Flanders started and we were soon on the first cobbled section. The race seemed to settle into a rhythm and much of the nervous energy of the start disappeared. I managed to get into an early breakaway for a while, but with so many strong teams there, the break had to have the perfect composition and that never happened. As the race progressed, the pace slowly ramped up with each climb proving tougher than the last. The race was sketchy on the small twisty roads and Michael was in a crash. Another crash went down beside me and a wheel caught my shifter, effectively separating the levers and making it useless. I took a spare bike, but each option available had a different set of pedals than I was riding. The rest of the team also had some misfortune with Keir’s cassette dismantling after a cobble section, Antoine flatting at a bad moment and Michael in another crash. Unfortunately no one on the team finished, but valuable lessons and experience were taken from a true Northern Classic.
The next few days consisted mainly of rest, including many hours of Eurosport and watching Dominique Rollin and Mike Barry on the front at Paris-Roubaix before Fabian Cancellara rode the bike race off his wheel. It wasn’t long, however, before Tuesday came around and we were off to France for the 2nd round of the Nation’s Cup.

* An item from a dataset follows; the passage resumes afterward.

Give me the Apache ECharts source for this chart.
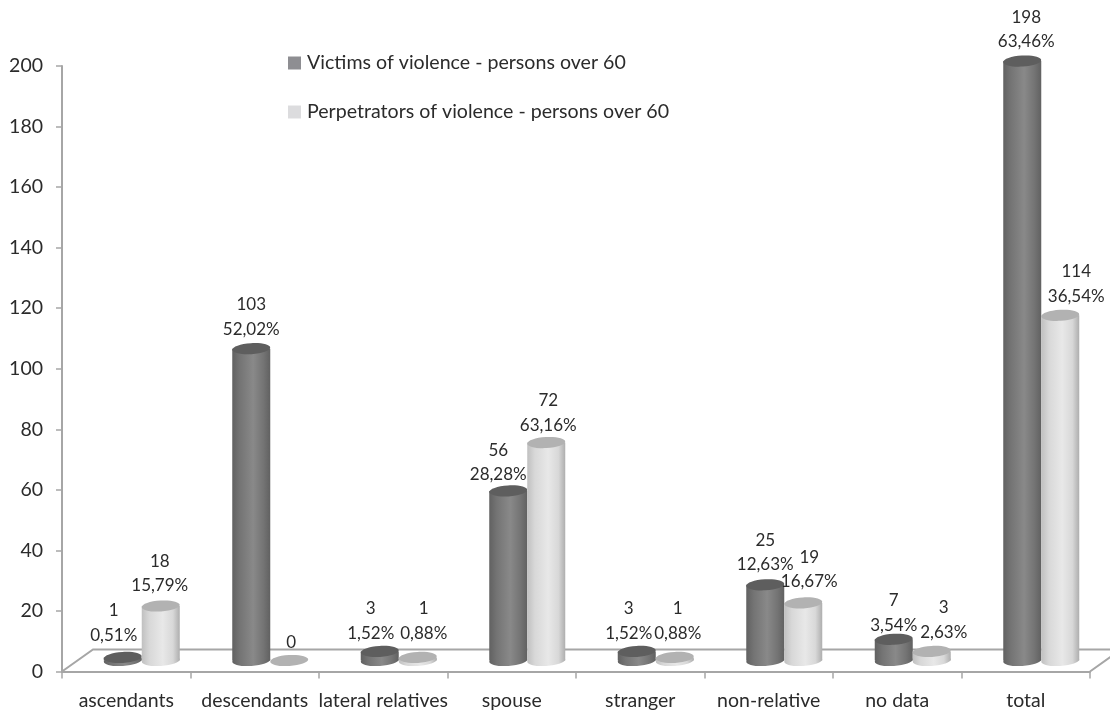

La Cote Picarde takes place in the Somme region with much of the race near the coast and the English Channel. The course had many exposed sections in the beginning before a more sheltered, hilly finale. That said, the wind played a role throughout most of the race. It was controlled early on which led to extremely nervous racing as every team was fighting for the front in what was expected to be a crosswind-heavy first half of the race. Later in the race the wind picked up and with the combination of the steep hills and exposed roads, the pack dwindled. Leading into finishing circuits, Keir and Jamie were pacing Owen back up to the peloton after his vest came out from under his jersey and locked up his rear wheel. With about 4 km to the first circuit, I had a rear flat and had to wait for Vincent and our follow car 20 cars back. The Canadian trio made it back a few kilometres before the first passage and after a barrage, I was joined them shortly thereafter. We all immediately started moving up as the first climb on the finishing circuits came very quickly. Each of the riders who had just made the effort to get back on had a tough time with the climb and as the pace intensified, we each dropped off the back. I continued to push and found some strength as I crested. I ended up with a group that continued to roll at a steady pace and pick up riders, including Michael en route to the finish. Antoine rode a good race, lasting until the final climb before losing the pack. The three of us ended up between 80th and 100th with Jamie just out of classification and Keir and Owen DNF-ing. Once again, there was some misfortune, but altogether the team rode a much better race than Flanders and is continuing to make rapid gains in both fitness and experience.
Next on tap is the final round of the Nation’s Cup we will compete in this project, the ZLM Tour in The Netherlands. The small exposed roads that zig-zag across Zeeland will make for a hard race, but Team Canada is ready for it.